■ Goal
Output all lines exactly, with nothing added or dropped.

■ Given material
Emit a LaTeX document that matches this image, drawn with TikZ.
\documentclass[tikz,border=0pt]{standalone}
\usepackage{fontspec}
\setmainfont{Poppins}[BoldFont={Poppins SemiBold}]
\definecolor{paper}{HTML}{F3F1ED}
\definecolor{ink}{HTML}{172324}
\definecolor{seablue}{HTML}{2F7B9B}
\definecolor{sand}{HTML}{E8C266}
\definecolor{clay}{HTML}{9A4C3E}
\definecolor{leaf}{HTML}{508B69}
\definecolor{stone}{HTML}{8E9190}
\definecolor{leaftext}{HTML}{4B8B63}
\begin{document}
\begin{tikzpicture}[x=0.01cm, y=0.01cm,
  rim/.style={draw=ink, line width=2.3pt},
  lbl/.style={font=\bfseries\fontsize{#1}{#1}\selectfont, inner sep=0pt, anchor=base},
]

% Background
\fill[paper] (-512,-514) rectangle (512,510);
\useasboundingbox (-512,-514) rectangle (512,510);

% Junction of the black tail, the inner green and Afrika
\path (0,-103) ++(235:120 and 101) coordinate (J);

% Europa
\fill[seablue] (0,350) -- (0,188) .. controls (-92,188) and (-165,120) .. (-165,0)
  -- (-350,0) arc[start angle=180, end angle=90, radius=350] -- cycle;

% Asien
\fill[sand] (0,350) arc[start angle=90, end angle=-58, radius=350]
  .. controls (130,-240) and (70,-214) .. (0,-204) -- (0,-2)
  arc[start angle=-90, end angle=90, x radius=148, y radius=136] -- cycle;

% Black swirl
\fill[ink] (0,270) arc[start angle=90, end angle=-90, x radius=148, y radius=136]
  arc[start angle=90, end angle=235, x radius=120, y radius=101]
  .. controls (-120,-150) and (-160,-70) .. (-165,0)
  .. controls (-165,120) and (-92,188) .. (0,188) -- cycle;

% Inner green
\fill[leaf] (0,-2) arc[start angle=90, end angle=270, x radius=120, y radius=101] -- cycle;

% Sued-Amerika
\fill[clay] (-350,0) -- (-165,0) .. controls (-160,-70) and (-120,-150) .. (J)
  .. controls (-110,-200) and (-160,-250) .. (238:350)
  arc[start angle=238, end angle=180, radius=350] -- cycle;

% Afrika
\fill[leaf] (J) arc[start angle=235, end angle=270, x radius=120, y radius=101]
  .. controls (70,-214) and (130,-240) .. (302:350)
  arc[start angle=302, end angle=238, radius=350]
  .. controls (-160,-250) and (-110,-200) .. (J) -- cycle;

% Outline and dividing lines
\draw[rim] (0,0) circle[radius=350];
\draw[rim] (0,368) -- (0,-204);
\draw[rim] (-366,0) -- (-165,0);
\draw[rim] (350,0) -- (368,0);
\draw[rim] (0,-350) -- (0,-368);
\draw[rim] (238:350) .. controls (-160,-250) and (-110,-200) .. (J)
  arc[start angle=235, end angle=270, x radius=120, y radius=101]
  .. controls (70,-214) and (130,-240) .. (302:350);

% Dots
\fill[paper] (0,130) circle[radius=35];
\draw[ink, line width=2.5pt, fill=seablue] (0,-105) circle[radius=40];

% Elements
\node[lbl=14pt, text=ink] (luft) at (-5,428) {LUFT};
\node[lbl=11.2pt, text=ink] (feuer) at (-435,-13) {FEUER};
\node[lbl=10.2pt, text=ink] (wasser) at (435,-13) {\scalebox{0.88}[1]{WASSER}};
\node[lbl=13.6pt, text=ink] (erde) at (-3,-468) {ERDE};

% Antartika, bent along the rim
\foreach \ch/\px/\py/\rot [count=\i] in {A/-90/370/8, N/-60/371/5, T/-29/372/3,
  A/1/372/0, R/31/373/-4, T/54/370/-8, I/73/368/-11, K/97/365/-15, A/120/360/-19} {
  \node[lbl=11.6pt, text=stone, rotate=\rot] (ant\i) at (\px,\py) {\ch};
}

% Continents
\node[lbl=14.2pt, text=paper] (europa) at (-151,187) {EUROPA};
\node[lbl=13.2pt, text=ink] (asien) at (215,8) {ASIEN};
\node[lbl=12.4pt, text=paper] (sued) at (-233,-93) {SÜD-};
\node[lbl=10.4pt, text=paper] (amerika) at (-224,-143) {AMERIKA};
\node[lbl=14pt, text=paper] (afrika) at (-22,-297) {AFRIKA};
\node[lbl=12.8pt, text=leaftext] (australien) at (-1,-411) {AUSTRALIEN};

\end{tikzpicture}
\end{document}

■ Final answer
Emit a LaTeX document that matches this image, drawn with TikZ.
\documentclass[tikz,border=0pt]{standalone}
\usepackage{fontspec}
\setmainfont{Poppins}[BoldFont={Poppins SemiBold}]
\definecolor{paper}{HTML}{F3F1ED}
\definecolor{ink}{HTML}{172324}
\definecolor{seablue}{HTML}{2F7B9B}
\definecolor{sand}{HTML}{E8C266}
\definecolor{clay}{HTML}{9A4C3E}
\definecolor{leaf}{HTML}{508B69}
\definecolor{stone}{HTML}{8E9190}
\definecolor{leaftext}{HTML}{4B8B63}
\begin{document}
\begin{tikzpicture}[x=0.01cm, y=0.01cm,
  rim/.style={draw=ink, line width=2.3pt},
  lbl/.style={font=\bfseries\fontsize{#1}{#1}\selectfont, inner sep=0pt, anchor=base},
]

% Background
\fill[paper] (-512,-514) rectangle (512,510);
\useasboundingbox (-512,-514) rectangle (512,510);

% Junction of the black tail, the inner green and Afrika
\path (0,-103) ++(235:120 and 101) coordinate (J);

% Europa
\fill[seablue] (0,350) -- (0,188) .. controls (-92,188) and (-165,120) .. (-165,0)
  -- (-350,0) arc[start angle=180, end angle=90, radius=350] -- cycle;

% Asien
\fill[sand] (0,350) arc[start angle=90, end angle=-58, radius=350]
  .. controls (130,-240) and (70,-214) .. (0,-204) -- (0,-2)
  arc[start angle=-90, end angle=90, x radius=148, y radius=136] -- cycle;

% Black swirl
\fill[ink] (0,270) arc[start angle=90, end angle=-90, x radius=148, y radius=136]
  arc[start angle=90, end angle=235, x radius=120, y radius=101]
  .. controls (-120,-150) and (-160,-70) .. (-165,0)
  .. controls (-165,120) and (-92,188) .. (0,188) -- cycle;

% Inner green
\fill[leaf] (0,-2) arc[start angle=90, end angle=270, x radius=120, y radius=101] -- cycle;

% Sued-Amerika
\fill[clay] (-350,0) -- (-165,0) .. controls (-160,-70) and (-120,-150) .. (J)
  .. controls (-110,-200) and (-160,-250) .. (238:350)
  arc[start angle=238, end angle=180, radius=350] -- cycle;

% Afrika
\fill[leaf] (J) arc[start angle=235, end angle=270, x radius=120, y radius=101]
  .. controls (70,-214) and (130,-240) .. (302:350)
  arc[start angle=302, end angle=238, radius=350]
  .. controls (-160,-250) and (-110,-200) .. (J) -- cycle;

% Outline and dividing lines
\draw[rim] (0,0) circle[radius=350];
\draw[rim] (0,368) -- (0,-204);
\draw[rim] (-366,0) -- (-165,0);
\draw[rim] (350,0) -- (368,0);
\draw[rim] (0,-350) -- (0,-368);
\draw[rim] (238:350) .. controls (-160,-250) and (-110,-200) .. (J)
  arc[start angle=235, end angle=270, x radius=120, y radius=101]
  .. controls (70,-214) and (130,-240) .. (302:350);

% Dots
\fill[paper] (0,130) circle[radius=35];
\draw[ink, line width=2.5pt, fill=seablue] (0,-105) circle[radius=40];

% Elements
\node[lbl=14pt, text=ink] (luft) at (-5,428) {LUFT};
\node[lbl=11.2pt, text=ink] (feuer) at (-435,-13) {FEUER};
\node[lbl=10.2pt, text=ink] (wasser) at (435,-13) {\scalebox{0.88}[1]{WASSER}};
\node[lbl=13.6pt, text=ink] (erde) at (-3,-468) {ERDE};

% Antartika, bent along the rim
\foreach \ch/\px/\py/\rot [count=\i] in {A/-90/370/8, N/-60/371/5, T/-29/372/3,
  A/1/372/0, R/31/373/-4, T/54/370/-8, I/73/368/-11, K/97/365/-15, A/120/360/-19} {
  \node[lbl=11.6pt, text=stone, rotate=\rot] (ant\i) at (\px,\py) {\ch};
}

% Continents
\node[lbl=14.2pt, text=paper] (europa) at (-151,187) {EUROPA};
\node[lbl=13.2pt, text=ink] (asien) at (215,8) {ASIEN};
\node[lbl=12.4pt, text=paper] (sued) at (-233,-93) {SÜD-};
\node[lbl=10.4pt, text=paper] (amerika) at (-224,-143) {AMERIKA};
\node[lbl=14pt, text=paper] (afrika) at (-22,-297) {AFRIKA};
\node[lbl=12.8pt, text=leaftext] (australien) at (-1,-411) {AUSTRALIEN};

\end{tikzpicture}
\end{document}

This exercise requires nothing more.